No Changes in Mortgage Rates
Mortgage rates remained favorable last week, unchanged from the prior week at 4.35%. No dramatic changes are expected over the next few weeks, given the wait-and-see posture by the Federal Reserve Bank.
Demand for new housing, which is a prime determinant of mortgage rates, remains contained. Most economists project new housing construction to increase slightly at best this year. The table below displays several forecasts for 2019.
Manuel Gutierrez, Consulting Economist to NKBA
Explanation of NKBA’s Economic Indicators Dashboard
The dashboard displays the latest value of each economic indicator with a colored triangle that highlights visually the recent trend for each of the drivers. “Green” is a positive signal, indicating that the latest value is improving; “Yellow,” as it’s commonly understood, denotes caution because the variable may be changing direction; “Red” indicates that the variable in question is declining, both in its current value and in relation to the recent past.

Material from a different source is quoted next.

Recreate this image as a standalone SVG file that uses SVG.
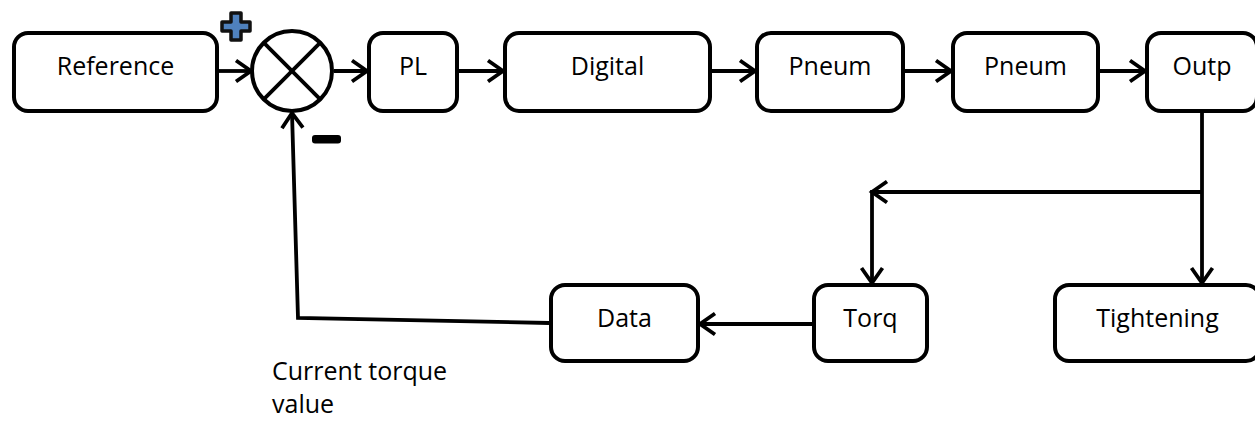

Note that all the data, except for “mortgage rate” and “appliance-store sales” are seasonally adjusted and are represented at annual rates.
Remodeling Expenditures. This is the amount of money spent on home improvement projects during the month in question. It covers all work done for privately owned homes (excludes rentals, etc.). The data are in billions of dollars and are issued monthly by the U.S. Department of Commerce.
Single-Family Starts. This is the number of single-family houses for which construction was started in the given month. The data are in thousands of houses and are issued monthly by the U.S. Department of Commerce.
Existing-Home Sales. These data are issued monthly by the National Association of Realtors and capture the number of existing homes that were sold in the previous month.
High-End Home Sales. This series are sales of new homes priced at $500,000 and higher. The data are released quarterly by the U.S. Department of Commerce and are not seasonally adjusted. Thus, a valid comparison is made to the same quarter of prior year.
Mortgage Rate. We have chosen the rate on 30-year conventional loans that is issued by the Federal Home Loan Mortgage Corporation (known popularly as Freddie Mac.) Although there are a large number of mortgage instruments available to consumers, this one is still the most commonly used.
Employees in Residential Remodeling. This indicator denotes the number of individuals employed in construction firms that do mostly residential remodeling work.
Building-Materials Sales. These data, released monthly by the Department of Commerce, capture total sales of building materials, regardless of whether consumers or contractors purchased them. However, we should caution that the data also includes sales to projects other than residential houses.
Appliance-Store Sales.This driver captures the monthly sales of stores that sell mostly household appliances; the data are stated at an annual rate. We should not confuse this driver with total appliance sales, since they are sold by other types of stores such as home centers.